Kellaway adoraria sair de férias, mas diz que isso hoje “é um sonho”.
“Acho que não posso me permitir comprar roupas ou um novo par de sapatos, porque sei que o dinheiro para comida acabou e as sobras podem ser usadas com algo para minha filha.”
“Não consigo me lembrar da última vez que fui a um supermercado e comprei o que queria sem fazer as contas ao longo do caminho.”
“Se, depois de trabalhar todas essas horas, você não tiver dinheiro suficiente na conta bancária para comprar o que quiser, há algo de errado.”
“É muito difícil quando um filho pergunta se dá pra comprar uma revista, e você tem que dizer não.”
“A vida cotidiana é tão cara e frustrante”, desabafa.
Mesmo diante de todas as dificuldades, Kellaway diz que adora trabalhar.
“E estou presa em empregos que são mal pagos”, aponta.
Disposta numa cadeira da sala de estar está uma retrato pintado de Kellaway. Foi um presente que ela recebeu de um artista com esclerose múltipla, de quem ela cuida.
“Ser cuidadora é um trabalho extremamente importante. É preciso ser capaz de apoiar alguém que precisa de você, mesmo que seja por um salário mínimo.”
Mas o que Kellaway faria se recebesse uma varinha mágica?
“Eu tiraria a taxa de redução do crédito universal para que as pessoas recebessem mais.

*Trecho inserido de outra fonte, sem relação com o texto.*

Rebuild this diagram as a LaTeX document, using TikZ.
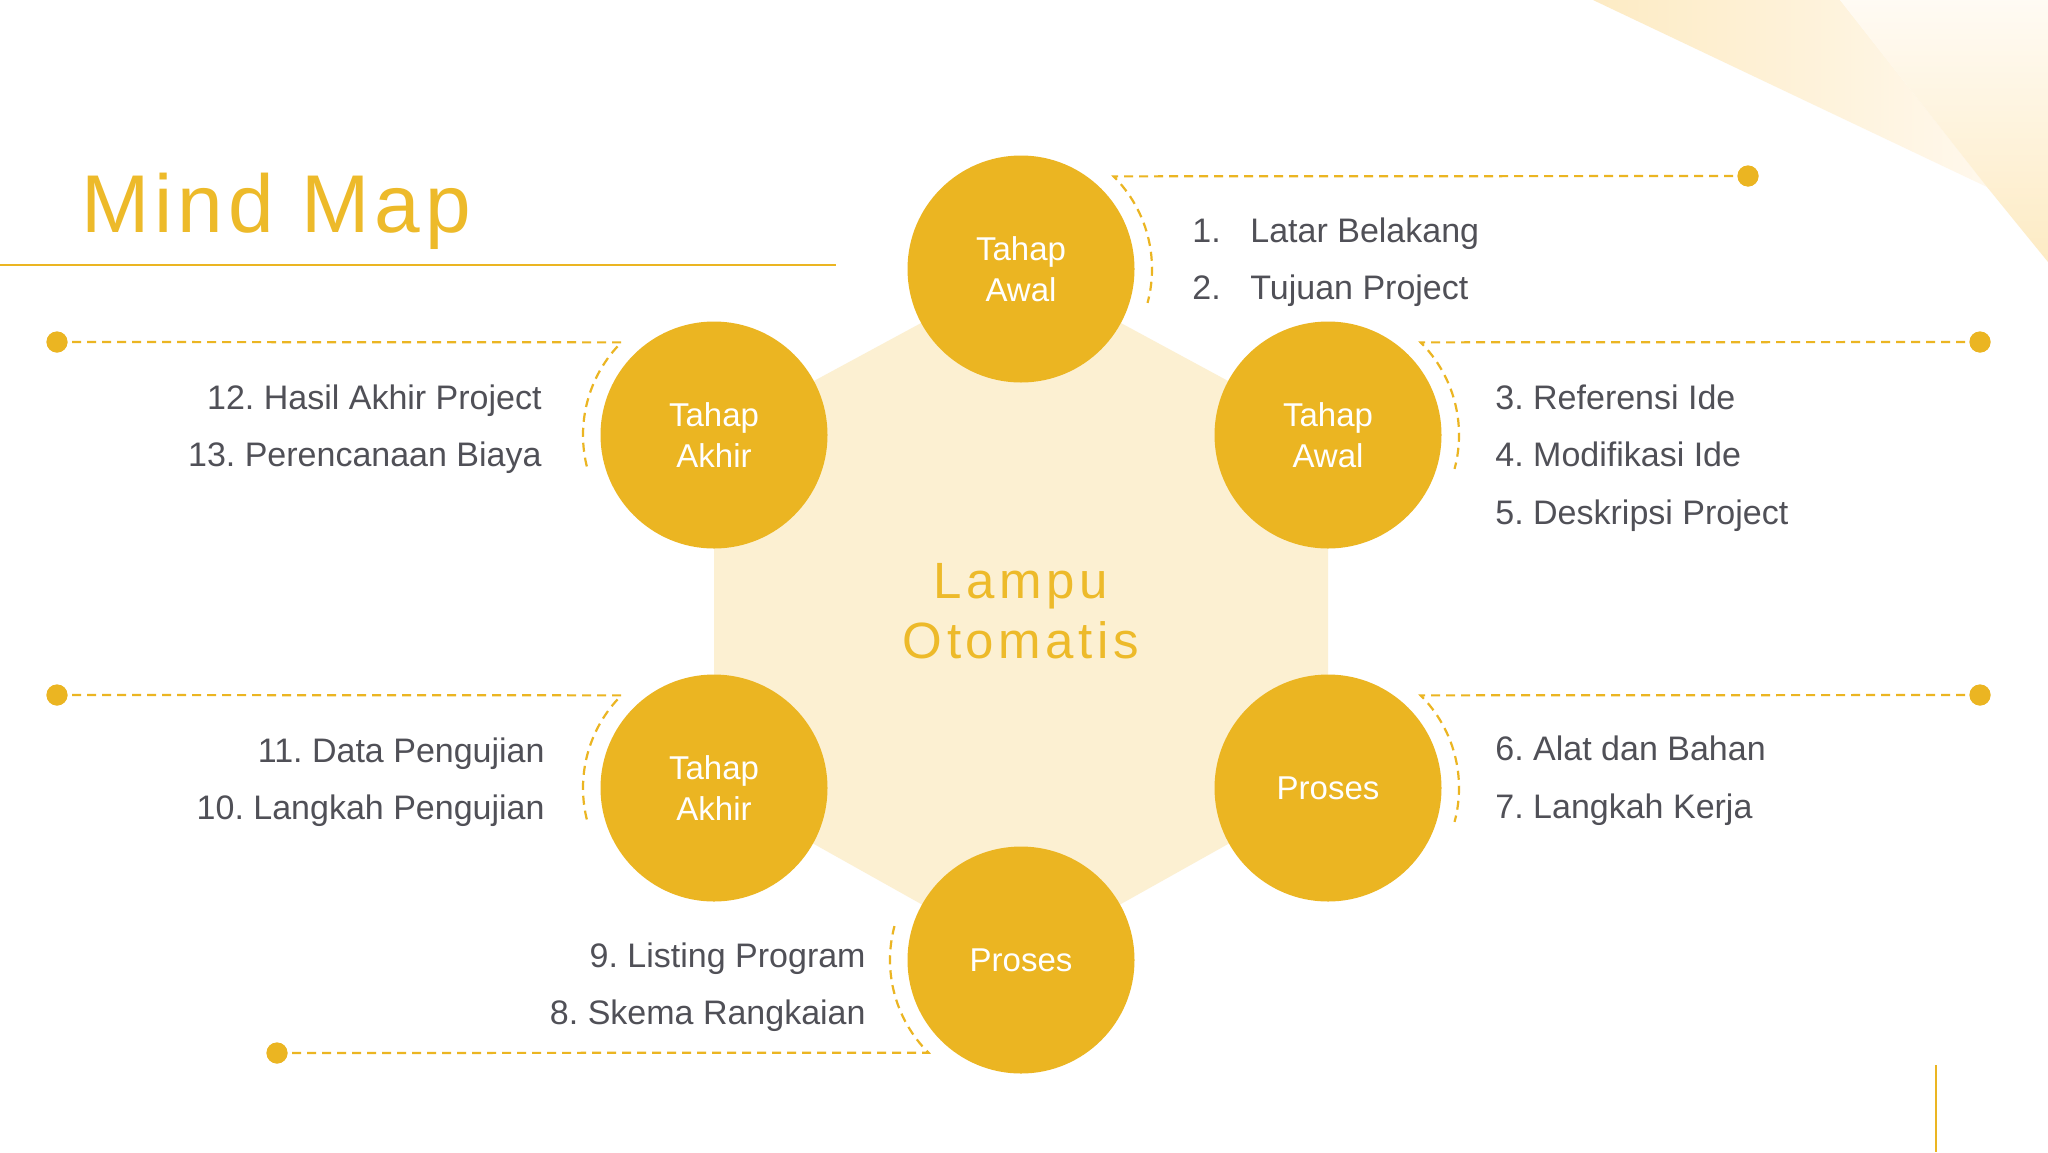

Também subsidiaria os cuidados infantis adequadamente e colocaria muito dinheiro nas escolas para custear o café da manhã e os cursos extracurriculares depois das aulas”, lista.
“Há uma ideia de que as pessoas estão acomodadas esperando benefícios. Mas queremos sair para trabalhar e receber um salário decente.”
Kellaway espera realizar cursos para virar psicoterapeuta no futuro.
Ela começou a estudar no ano passado, mas as exigências do trabalho e da maternidade tornaram a educação impossível nesse momento da vida.
A mulher quer retomar as aulas no futuro, quando a filha for um pouco mais velha.
“Eu me mantenho o mais feliz e ocupada que posso”, diz.
“Mas quando minha filha dorme, fico para baixo e extremamente cansada.”
O Departamento de Trabalho e Pensões do Reino Unido declarou que está “comprometido em apoiar famílias e valorizar o trabalho”.
Um porta-voz do órgão disse: “É por isso que reduzimos a taxa de redução do crédito universal e aumentamos os subsídios de trabalho em 500 libras (R$ 3 mil) por ano.”
“Este é efetivamente um corte de impostos para aqueles que ganham menos, no valor de cerca de 1,9 bilhão de libras (R$ 11,7 bilhões) em 2022. Isso também significa que 1,7 milhão de famílias com crédito universal têm mil libras a mais do que ganham.”